At first glance Putin's plan to use energy as a weapon seems to be working. Europe's media is fixated on the increase in the price of natural gas and fear of a cold winter. At second glance, however, Putin’s victory looks Pyrrhic. Natural gas prices have dropped below their peak despite the announcement of the almost complete supply freeze – and in some cases they are down to half their peak price. Even the supply freeze and explosion in prices has not appeared to provoke the much-feared economic collapse. Why?
Firstly, Germany has dealt with the gas shortage by increasing gas storage much faster than expected. Secondly, consumption has fallen quite remarkably. The savings made by private households won’t be clear till the autumn and winter, but it is already apparent that industry has been able to substitute other energy sources for natural gas. And – this is the crucial point – with significantly lower production losses than feared.

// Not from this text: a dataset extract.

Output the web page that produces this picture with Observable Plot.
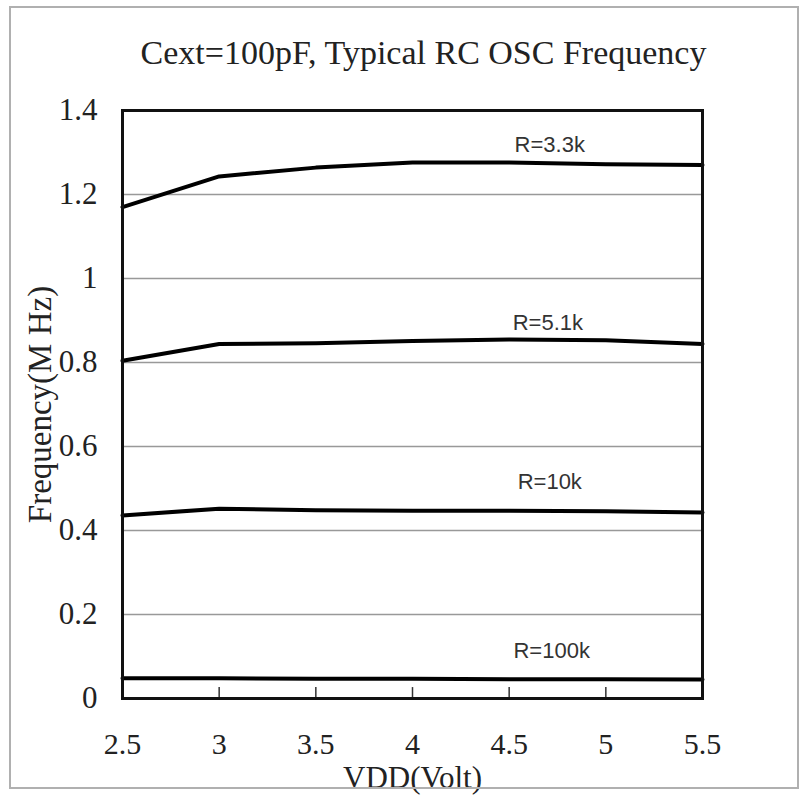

As our Chart of the Week shows, in July and August industry used around 20% less gas than the average for 2018 to 2021. Yet in July  Germany's real industrial production fell by only 2% compared to the 2018-2021 period. And we believe these figures could get still better when a so called auction model for gas is introduced. Then companies that are currently still benefiting from (long term) favorable supply conditions will have an incentive to curb their consumption and auction off their surplus gas at a profit.
Difference of gas consumption and industrial production 2022 vs. 2018-2021
Sources: Haver Analytics, Bundesnetzagentur, DWS Investment GmbH as of 9/12/22
Of course, this does not mean that German industry and households are not in for a tough winter – and perhaps two or three hard winters. The drastic increase in prices is enough to cause that. And in our baseline scenario we expect a slight recession in Germany and Europe at the turn of the year. Small businesses especially are likely to complain more about the difficulties they face. But just a few months ago it was feared that a near halt in supplies from Nordstream I would provoke a catastrophe. The halt has come; the catastrophe hasn’t. And the government has lent a helping hand with a relief package for commercial consumers that amounts to about 3% of GDP.
Putin says that Russia has staying power in the war because his people are capable of suffering and can deal with economic shortages. "However, we are now seeing how adaptable Western industries are when faced with extraordinary pressure," says Martin Moryson, Chief European Economist at DWS.